Mirror neurons!
Comment on Why do we put our hands on our heads when something makes us also want to yell "NO!"
otp@sh.itjust.works 2 weeks ago
There’s a reel of a dad watching a sport game on TV with his infant son. The kid keeps looking at his dad for how to react, and seems to understand what’s happening on the TV. When the team scores a point, the kid throws his hands up into the air and cheers, having seen his dad do that behaviour before.
Then he looks to his dad, who’s got his hands on his head, saying “NO!”. It was the wrong team that scored.
The kid puts his head into his hands, and collapses on the couch in his best imitation of his father.
You have years, perhaps decades, of watching people in your culture do this. So it feels natural for you to do.
prole@lemmy.blahaj.zone 1 week ago
peereboominc@lemm.ee 1 week ago
Good point.

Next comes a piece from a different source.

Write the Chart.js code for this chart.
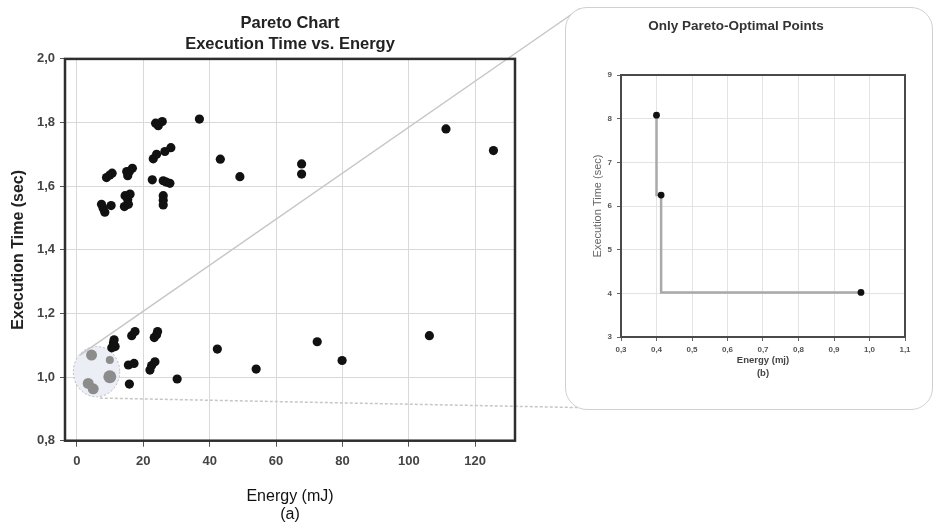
<!DOCTYPE html>
<html><head><meta charset="utf-8">
<script src="https://cdn.jsdelivr.net/npm/chart.js@4"></script>
<style>
html,body{margin:0;padding:0;background:#fff;width:937px;height:527px;overflow:hidden;}
#main{position:absolute;left:0;top:0;}
#panel{position:absolute;left:565px;top:7px;width:366px;height:401px;border:1.5px solid #d0d0d0;border-radius:22px;background:#fff;}
#inset{position:absolute;left:567px;top:9px;}
</style></head><body>
<canvas id="main" width="937" height="527"></canvas>
<div id="panel"></div>
<canvas id="inset" width="366" height="399"></canvas>
<script>
// ---------- data (main chart) ----------
const energyAll = [
  23.7, 24.5, 25.7, 36.9,
  23.0, 24.0, 26.5, 28.3,
  43.2, 49.1, 67.7, 67.7, 111.2, 125.5,
  8.9, 9.9, 10.6,
  15.0, 15.3, 15.8, 16.7,
  22.7, 26.0, 26.9, 28.0,
  26.0, 26.0, 26.0,
  7.4, 7.9, 8.4, 10.3,
  14.3, 14.5, 15.3, 15.5, 16.0,
  10.5, 11.0, 11.2, 11.5,
  16.5, 17.5, 23.3, 24.0, 24.3,
  42.3,
  15.5, 17.2, 22.0, 22.5, 23.5,
  15.8, 30.2, 54.0, 72.4, 79.9, 106.2
];
const timeAll = [
  1.798, 1.790, 1.803, 1.811,
  1.686, 1.700, 1.709, 1.721,
  1.685, 1.630, 1.670, 1.638, 1.780, 1.712,
  1.627, 1.635, 1.641,
  1.646, 1.633, 1.646, 1.656,
  1.620, 1.617, 1.613, 1.609,
  1.570, 1.556, 1.541,
  1.543, 1.531, 1.518, 1.539,
  1.536, 1.570, 1.557, 1.543, 1.575,
  1.092, 1.108, 1.117, 1.096,
  1.130, 1.143, 1.124, 1.133, 1.143,
  1.088,
  1.038, 1.043, 1.022, 1.036, 1.048,
  0.978, 0.994, 1.025, 1.111, 1.052, 1.130
];
// Pareto-optimal points inside the highlighted (zoomed) region
const energyOptimal = [4.4, 9.9, 9.9, 3.4, 4.9];
const timeOptimal   = [1.069, 1.054, 1.001, 0.980, 0.963];
const mainXTicks = [0, 20, 40, 60, 80, 100, 120];
const mainYTicks = [0.8, 1.0, 1.2, 1.4, 1.6, 1.8, 2.0];

// ---------- data (inset chart) ----------
const paretoEnergy = [0.400, 0.413, 0.976];
const paretoTime   = [8.08, 6.25, 4.02];
const insetXTicks = [0.3, 0.4, 0.5, 0.6, 0.7, 0.8, 0.9, 1.0, 1.1];
const insetYTicks = [3, 4, 5, 6, 7, 8, 9];

// highlighted region (data units)
const zoomRegion = {x: 5.9, y: 1.017, rx: 7.0, ry: 0.079};

const FAM = "'Liberation Sans', Arial, Helvetica, sans-serif";
const comma = v => Number(v).toFixed(1).replace('.', ',');

const mainDecor = {
  id: 'mainDecor',
  beforeDatasetsDraw(chart) {
    const {ctx, chartArea: a, scales: {x, y}} = chart;
    ctx.save();
    // zoom region ellipse
    const cx = x.getPixelForValue(zoomRegion.x), cy = y.getPixelForValue(zoomRegion.y);
    const rx = x.getPixelForValue(zoomRegion.x + zoomRegion.rx) - cx;
    const ry = cy - y.getPixelForValue(zoomRegion.y + zoomRegion.ry);
    ctx.beginPath();
    ctx.ellipse(cx, cy, rx, ry, 0, 0, Math.PI * 2);
    ctx.fillStyle = '#eceef5';
    ctx.fill();
    ctx.setLineDash([2, 2]);
    ctx.strokeStyle = '#b8b8c0';
    ctx.lineWidth = 1;
    ctx.stroke();
    // connector lines to the inset panel
    ctx.setLineDash([]);
    ctx.strokeStyle = '#c6c6c6';
    ctx.lineWidth = 1.5;
    ctx.beginPath();
    ctx.moveTo(x.getPixelForValue(0.9), y.getPixelForValue(1.069));
    ctx.lineTo(580, 8.5);
    ctx.stroke();
    ctx.setLineDash([3, 2]);
    ctx.beginPath();
    ctx.moveTo(x.getPixelForValue(6.9), y.getPixelForValue(0.934));
    ctx.lineTo(600, 408);
    ctx.stroke();
    ctx.setLineDash([]);
    // plot frame
    ctx.strokeStyle = '#2e2e2e';
    ctx.lineWidth = 2.5;
    ctx.strokeRect(a.left, a.top, a.right - a.left, a.bottom - a.top);
    ctx.restore();
  }
};

new Chart(document.getElementById('main'), {
  type: 'scatter',
  data: {
    datasets: [
      {
        data: energyAll.map((e, i) => ({x: e, y: timeAll[i]})),
        backgroundColor: '#111', borderWidth: 0, pointRadius: 4.6
      },
      {
        data: energyOptimal.map((e, i) => ({x: e, y: timeOptimal[i]})),
        backgroundColor: '#8c8c8c', borderWidth: 0, pointRadius: [5.5, 4, 6.5, 5.5, 5.5]
      }
    ]
  },
  options: {
    responsive: false, animation: false,
    layout: {padding: {left: 0, top: 0, right: 422, bottom: 0}},
    plugins: {
      legend: {display: false}, tooltip: {enabled: false},
      title: {
        display: true, fullSize: false,
        text: ['Pareto Chart', 'Execution Time vs. Energy'],
        color: '#222',
        font: {family: FAM, size: 16.5, weight: 'bold', lineHeight: 1.27},
        padding: {top: 13, bottom: 4}
      }
    },
    scales: {
      x: {
        type: 'linear', min: -3.6, max: 132,
        afterBuildTicks: s => { s.ticks = mainXTicks.map(v => ({value: v})); },
        afterFit: s => { s.height = 86.3; },
        ticks: {color: '#444', font: {family: FAM, size: 13, weight: 'bold'}, padding: 7, callback: v => String(v)},
        grid: {color: '#d9d9d9', lineWidth: 1, tickLength: 6, tickColor: '#555'},
        border: {display: false},
        title: {display: true, text: ['Energy (mJ)', '(a)'], color: '#111',
                font: {family: FAM, size: 16, lineHeight: 1.125}, padding: {top: 0, bottom: 3}}
      },
      y: {
        type: 'linear', min: 0.8, max: 2.0,
        afterBuildTicks: s => { s.ticks = mainYTicks.map(v => ({value: v})); },
        afterFit: s => { s.width = 65; },
        ticks: {color: '#444', font: {family: FAM, size: 13, weight: 'bold'}, padding: 5, callback: comma},
        grid: {color: '#d9d9d9', lineWidth: 1, tickLength: 5, tickColor: '#555'},
        border: {display: false},
        title: {display: true, text: 'Execution Time (sec)', color: '#222',
                font: {family: FAM, size: 16, weight: 'bold', lineHeight: 1.2}, padding: {top: 8.5, bottom: 0}}
      }
    }
  },
  plugins: [mainDecor]
});

const insetFrame = {
  id: 'insetFrame',
  beforeDatasetsDraw(chart) {
    const {ctx, chartArea: a} = chart;
    ctx.save();
    ctx.strokeStyle = '#4a4a4a';
    ctx.lineWidth = 2;
    ctx.strokeRect(a.left, a.top, a.right - a.left, a.bottom - a.top);
    ctx.restore();
  }
};

new Chart(document.getElementById('inset'), {
  type: 'scatter',
  data: {
    datasets: [{
      data: paretoEnergy.map((e, i) => ({x: e, y: paretoTime[i]})),
      showLine: true, stepped: 'after',
      borderColor: '#a9a9a9', borderWidth: 2.5,
      pointRadius: 3.4, pointBackgroundColor: '#111', pointBorderWidth: 0
    }]
  },
  options: {
    responsive: false, animation: false,
    layout: {padding: {left: 0, top: 0, right: 28, bottom: 0}},
    plugins: {
      legend: {display: false}, tooltip: {enabled: false},
      title: {
        display: true, text: 'Only Pareto-Optimal Points', color: '#333',
        font: {family: FAM, size: 13.5, weight: 'bold', lineHeight: 1.2},
        padding: {top: 9, bottom: 40.8}
      }
    },
    scales: {
      x: {
        type: 'linear', min: 0.3, max: 1.1,
        afterBuildTicks: s => { s.ticks = insetXTicks.map(v => ({value: v})); },
        afterFit: s => { s.height = 71; },
        ticks: {color: '#555', font: {family: FAM, size: 8, weight: 'bold'}, padding: 4, callback: comma},
        grid: {color: '#e3e3e3', lineWidth: 1, tickLength: 4, tickColor: '#666'},
        border: {display: false},
        title: {display: true, text: ['Energy (mj)', '(b)'], color: '#444',
                font: {family: FAM, size: 9.5, weight: 'bold', lineHeight: 1.37}, padding: {top: 0, bottom: 28.5}}
      },
      y: {
        type: 'linear', min: 3, max: 9,
        afterBuildTicks: s => { s.ticks = insetYTicks.map(v => ({value: v})); },
        afterFit: s => { s.width = 54; },
        ticks: {color: '#555', font: {family: FAM, size: 8, weight: 'bold'}, padding: 5, callback: v => String(v)},
        grid: {color: '#e3e3e3', lineWidth: 1, tickLength: 4, tickColor: '#666'},
        border: {display: false},
        title: {display: true, text: 'Execution Time (sec)', color: '#666',
                font: {family: FAM, size: 11, lineHeight: 1.2}, padding: {top: 24.4, bottom: 0}}
      }
    }
  },
  plugins: [insetFrame]
});
</script>
</body></html>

Would there be cultures that don’t do this?
otp@sh.itjust.works 1 week ago
Probably, but I’m not familiar enough with all cultures to give examples.
ICastFist@programming.dev 2 weeks ago
Interesting, never thought about that. Now I’m curious how far back we’d need to go in different cultures until we don’t see anyone doing this kind of thing - nowadays I think it’s pretty common around the globe.
DankOfAmerica@reddthat.com 2 weeks ago
Watch it have been some ancient Navy SEALS hand signal meaning FUBAR and it caught on when the ancient warrior automatically used it as he saw his hut burning down from an accidental fire. Now, all of humanity uses it.